The fixed asset impairment relates to fixed assets held by Abbeycrest International Limited that are no longer in use subsequent to the down-sizing review.
3
Loss per share
Basic loss per share and diluted earnings per share have been calculated using the weighted average number of shares in issue during the period of 27,083,424 (2007: 26,023,641).
4
Segmental analysis
The single primary business segment of the Group is the manufacture and distribution of fine jewellery.
The Group operates in three main geographical regions: the United Kingdom, the Rest of Europe and the Rest of the World.
Analysis of Revenue
United
Kingdom
Unaudited
£'000
Rest
Of Europe
Unaudited
£'000
Rest
Of World
Unaudited
£'000
Total
Unaudited
£'000
Six months to 31 August 2008
15,682
3,431
4,416
23,529
Six months to 31 August 2007
18,727
2,906
4,114
25,747
Revenue is allocated based on the country in which the customer is located.
5
Seasonality of operations
The Group is subject to seasonal fluctuations, particularly the effect of Christmas. As a consequence the first half-year typically results in lower revenues than the second half-year.
The Group attempts to minimise the seasonal impact through the management of inventories to meet demand.

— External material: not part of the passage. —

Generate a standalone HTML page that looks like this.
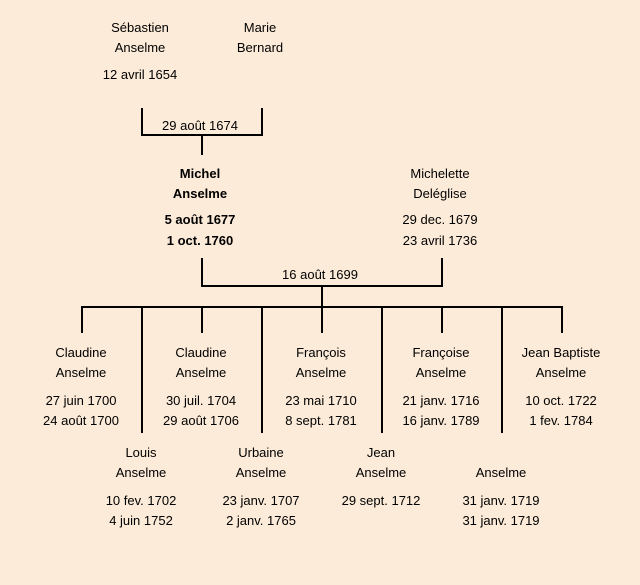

For the six months ended 31 August 2008 the Group had revenue of £23,529,000 (six months to 28 February 2008: £36,189,000), a pre-exceptional loss of £1,023,000 (six months to 29 February 2008 profit: £772,000) and a loss for the period of £2,256,000 (six months to 29 February 2008: £3,047,000).
6
Property plant and equipment
Acquisitions and disposals
During the six months ended 31 August 2008 the Group purchased property, plant and equipment with a cost of £133,000 (six months to 31 August 2007: £258,000).
Capital commitments
At 31 August 2008 the Group had no capital commitments (2007: £123,000).
7
Share Capital
The Company made an allotment of 2.6m ordinary 10p shares at 12p per share. The difference between the total consideration of £312,000 and the total nominal value of £260,000 has been credited to the share premium account.